I recently finished reading “Woke Racism” by John McWhorter—an engaging, thought-provoking book that I encourage everyone to read. While the book primarily focuses on critiquing today’s “anti-racist” movement, towards the end (Chapter 5: Beyond “Dismantling Structures”: Saving Black America for Real) McWhorter summarizes a three-point plan to address racial inequality in America.
First—and likely most controversially—McWhorter recommends ending the war on drugs. To stifle the dangerous black market for drugs that currently exists, McWhorter suggests that we take steps to legalize (but still regulate) drugs. McWhorter notes that many underserved black men “drift into this black market,” and argues that these men would have legal jobs but for the black market. He further explains:
The war on drugs … is universally agreed not to have worked in any case. Its eclipse would create a black American community in which even men dealt a bad hand would likely work legally, spells in prison would be rare, and thus growing up fatherless would be occasional rather than the norm.
Second, McWhorter recommends that we improve reading instruction by focusing on phonics rather than the “whole word method.” McWhorter, a linguistics professor, explains that phonics instruction is critical for children who don’t come from homes full of books. He adds:
This may seem an inside-baseball issue, but it is essential to getting past race in America. Generations of black kids, disproportionately poor, have been sideswiped by inadequate reading instruction. To find reading a chore puts a block on learning math, or anything else, from the page and is a perfect pathway to finding “the school thing” tiresome and irrelevant. The impact on life trajectory is clear.

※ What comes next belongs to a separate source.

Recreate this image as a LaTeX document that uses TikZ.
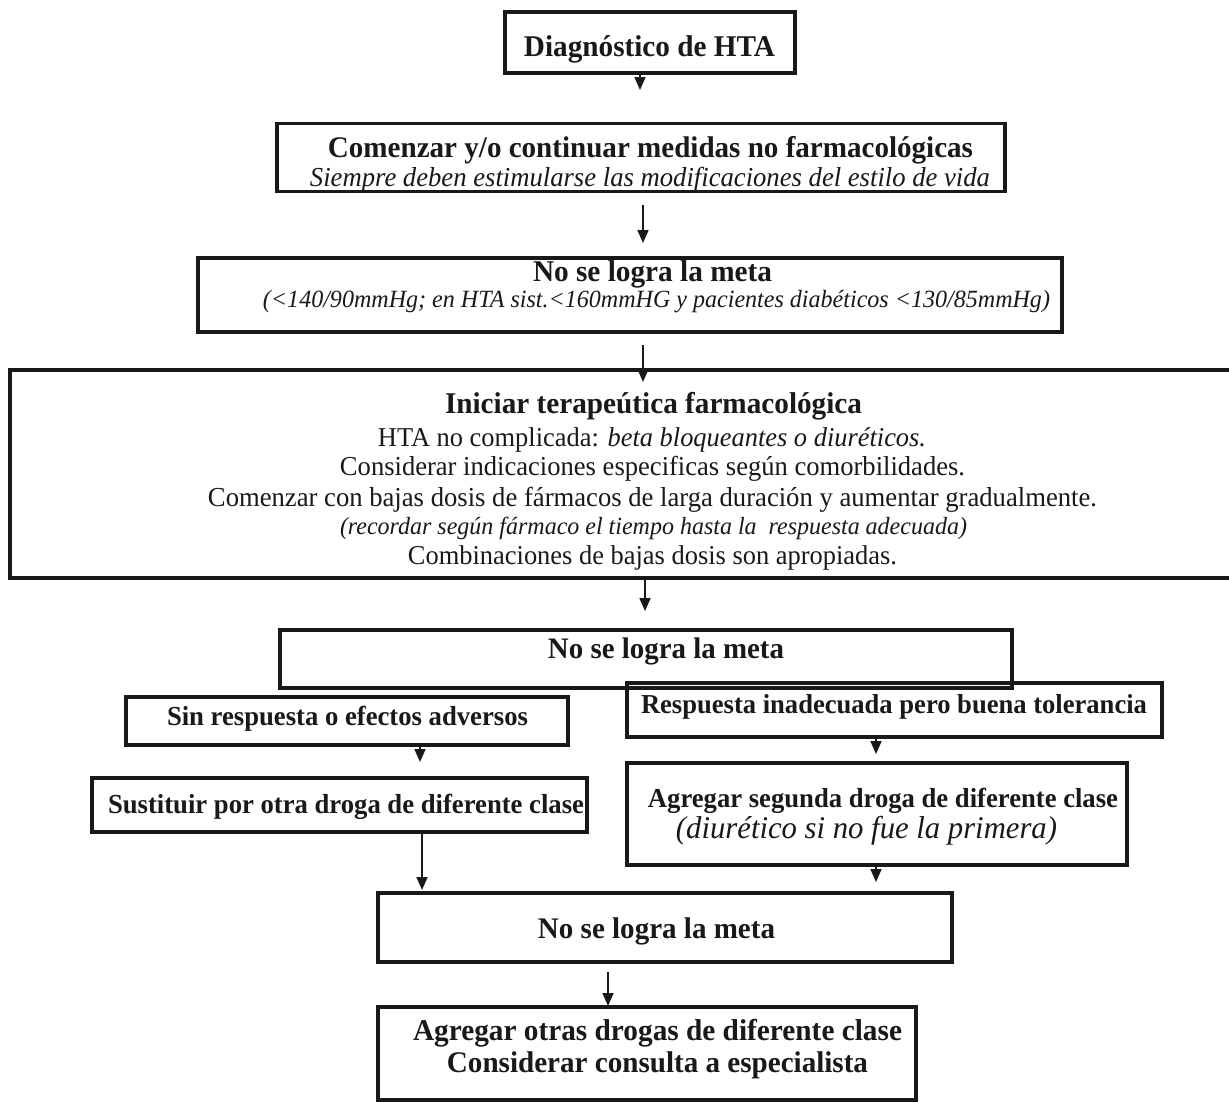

Finally, McWhorter recommends that we “revise the notion that attending a four-year college is the mark of being a legitimate American, and return to truly valuing working class jobs.” McWhorter argues that “[a]ttending four years of college is a tough, expensive, and expensive, and even unappealing proposition for many poor people (as well as middle-class and rich ones).” And he explains that:
[P]eople can, with up to two years’ training at a vocational institution, make a solid living as electricians, plumbers, hospital technicians, cable television installers, body shop mechanics, and many other jobs. Across America, we must instill a sense that vocational school—not ‘college’ in the traditional sense—is a valued option for people who want to get byond what they grew up in.
I am struck by the simplicity of McWhorter’s plan. As a pragmatist at heart, I like that it is concrete and practical, and each point seems ripe for bipartisan compromise. Even as to his most-controversial recommendation—ending the war on drugs—the recent success of the First Step Act suggests that some sort of reform in this area is possible.
Policymakers would be wise to pause their shouting matches and take a moment to consider these three steps. And if you’re not already reading McWhorter, you should be.
The views expressed are the author’s and do not represent official positions of IWF.